Full confession time: I’ve always much preferred Laurel and Hardy to Abbot and Costello. I can’t say why, other than that I think that Stan and Ollie just seemed more organically funny to me than their (arguably) more successful counterparts. So, I was already prepared to enjoy the film, and I was not disappointed.
The film does play a bit fast and loose with historical details, compressing some things and excluding others, but that’s rather what you expect from a biopic. Indeed, rather than trying to provide a panoramic view of the comedy duo’s career, it shows us this one particular incident that is reflective of their dynamic and their struggles both within and against Hollywood. As a result, we do get a fairly rich sense of their relationship.
While the film’s plot follows a fairly traditional biopic pattern, the performances from both Coogan and Reilly really allow the film to stand out (it’s rather a crime, I think, that neither was in contention for an Oscar). They both seem to truly inhabit their characters. This is not mere mimicry, but instead something richer, deeper, and more meaningful. Just as importantly, there is also an undeniable chemistry between the two leads that lends their performance a level of credibility it might otherwise lack. There are times when one could be forgiven for believing that the two men on screen are really the two old Hollywood stars.
Thus, the film is essentially about the relationship between the two men. From its perspective, the two of them only really succeeded when they worked together. Their other partnerships, Though their wives are certainly prominent parts of their lives–and Shirley Henderson and Nina Arianda deserve enormous credit for imbuing each of them with spit-fire personality–it’s clear from the beginning that the bond between the two men is of a different kind.
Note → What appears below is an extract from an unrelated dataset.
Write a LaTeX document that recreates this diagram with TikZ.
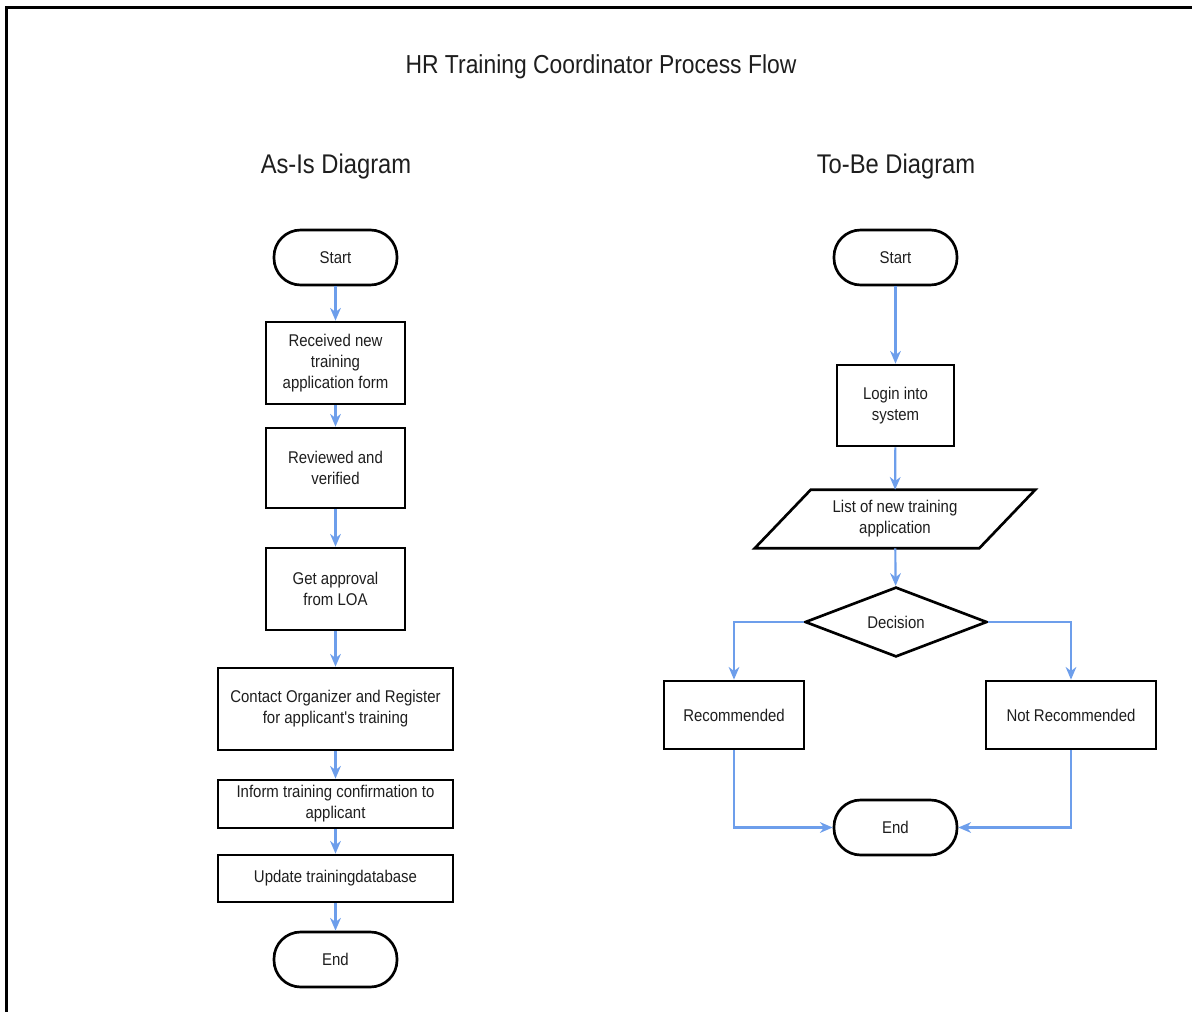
\documentclass[tikz,border=0pt]{standalone}
\usepackage{fontspec}
\setmainfont[FakeStretch=0.88]{Liberation Sans}
\usetikzlibrary{arrows.meta,shapes.geometric,calc}
\definecolor{flowblue}{HTML}{6D9EEB}
\definecolor{inkgray}{HTML}{1E1E1E}
\tikzset{
  boxtext/.style={font=\fontsize{12.75pt}{15.75pt}\selectfont, text=inkgray, align=center},
  procbox/.style={boxtext, draw=black, line width=2pt, rectangle, inner sep=0pt},
  termbox/.style={boxtext, draw=black, line width=2pt, rectangle, rounded corners=20pt,
    inner sep=0pt, minimum width=92.25pt, minimum height=41.25pt},
  decbox/.style={boxtext, draw=black, line width=2pt, diamond, inner sep=0pt,
    minimum width=136.5pt, minimum height=48.75pt},
  flow/.style={draw=flowblue, line width=1.6pt,
    -{Stealth[length=9.5pt,width=8pt,inset=3pt]}},
  heading/.style={text=inkgray, font=\fontsize{20.25pt}{24pt}\selectfont},
}
\begin{document}
\begin{tikzpicture}[x=0.75pt,y=-0.75pt]
\useasboundingbox (0,0) rectangle (1192,1012);
% frame
\draw[line width=2.3pt, black] (6.5,1012) -- (6.5,7.5) -- (1192,7.5);

% headings
\node[text=inkgray, font=\fontsize{19.5pt}{23pt}\selectfont] (title) at (601,66.5) {HR Training Coordinator Process Flow};
\node[heading] (asis) at (336,166.5) {As-Is Diagram};
\node[heading] (tobe) at (896,166.5) {To-Be Diagram};

% As-Is column
\node[termbox] (s1) at (335.5,257.5) {Start};
\node[procbox, minimum width=104.25pt, minimum height=61.5pt] (a1) at (335.5,363) {Received new\\training\\application form};
\node[procbox, minimum width=104.25pt, minimum height=60pt] (a2) at (335.5,468) {Reviewed and\\verified};
\node[procbox, minimum width=104.25pt, minimum height=61.5pt] (a3) at (335.5,589) {Get approval\\from LOA};
\node[procbox, minimum width=176.25pt, minimum height=61.5pt] (a4) at (335.5,709) {Contact Organizer and Register\\for applicant\textquotesingle s training};
\node[procbox, minimum width=176.25pt, minimum height=36pt] (a5) at (335.5,804) {Inform training confirmation to\\applicant};
\node[procbox, minimum width=176.25pt, minimum height=35.25pt] (a6) at (335.5,878.5) {Update trainingdatabase};
\node[termbox] (e1) at (335.5,959.5) {End};

\draw[flow] (s1) -- (a1);
\draw[flow] (a1) -- (a2);
\draw[flow] (a2) -- (a3);
\draw[flow] (a3) -- (a4);
\draw[flow] (a4) -- (a5);
\draw[flow] (a5) -- (a6);
\draw[flow] (a6) -- (e1);

% To-Be column
\node[termbox] (s2) at (895.5,257.5) {Start};
\node[procbox, minimum width=87.75pt, minimum height=60.75pt] (b1) at (895.5,405.5) {Login into\\system};
\node[boxtext, inner sep=0pt, minimum width=168pt, minimum height=43.5pt] (b2) at (895,519) {List of new training\\application};
\draw[black, line width=2pt, line join=miter]
  ($(b2.north west)+(28,0)$) -- ($(b2.north east)+(28,0)$) --
  ($(b2.south east)+(-28,0)$) -- ($(b2.south west)+(-28,0)$) -- cycle;
\node[decbox] (d) at (896,622) {Decision};
\node[procbox, minimum width=105pt, minimum height=51pt] (r) at (734,715) {Recommended};
\node[procbox, minimum width=127.5pt, minimum height=51pt] (nr) at (1071,715) {Not Recommended};
\node[termbox] (e2) at (895.5,827.5) {End};

\draw[flow] (s2) -- (b1);
\draw[flow] (b1) -- (b2);
\draw[flow] (b2) -- (d);
\draw[flow] (d.west) -| (r.north);
\draw[flow] (d.east) -| (nr.north);
\draw[flow] (r.south) |- (e2.west);
\draw[flow] (nr.south) |- (e2.east);
\end{tikzpicture}
\end{document}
The film is also a reflection on the brutal, unforgiving nature of Hollywood. No matter how successful Stan and Ollie become through their tapping into nostalgia, there will be no movie deal for them. The Hollywood of their heyday has moved on, and while they may not be as pathetic as, say, Norma Desmond of Sunset Boulevard, there is still a sense of pathos about the whole drama. We in the audience know that there can be no resuscitation fo their film career even before they do; there is no place for 1930s comedians of their type in 1950s Hollywood. We are thus invited to both cheer for them and pity them at the same time.
The film is intertwines various types of nostalgia: there is the yearning of the two actors for their earlier success; there’s the nostalgia of the fans who fill the auditoria; and then there is the film’s own nostalgia for both the 1930s and, arguably, the 1950s. As with so many Hollywood films about Hollywood, the dream factory is a vexed signifier. While it promises them both a renewed career, it is also the great beast that has already chewed them up and left them behind.
In that sense, Stan and Ollie is a rather melancholic film, for as the blurb of text at the end explains, the tour did in fact take a heavy toll on Ollie’s health, and he died shortly afterward. For his part, Stan never again performed with another partner. In the end, we’re left with a sense of sadness for what might have been, a bittersweet longing for two careers cut short by the vicissitudes of Hollywood.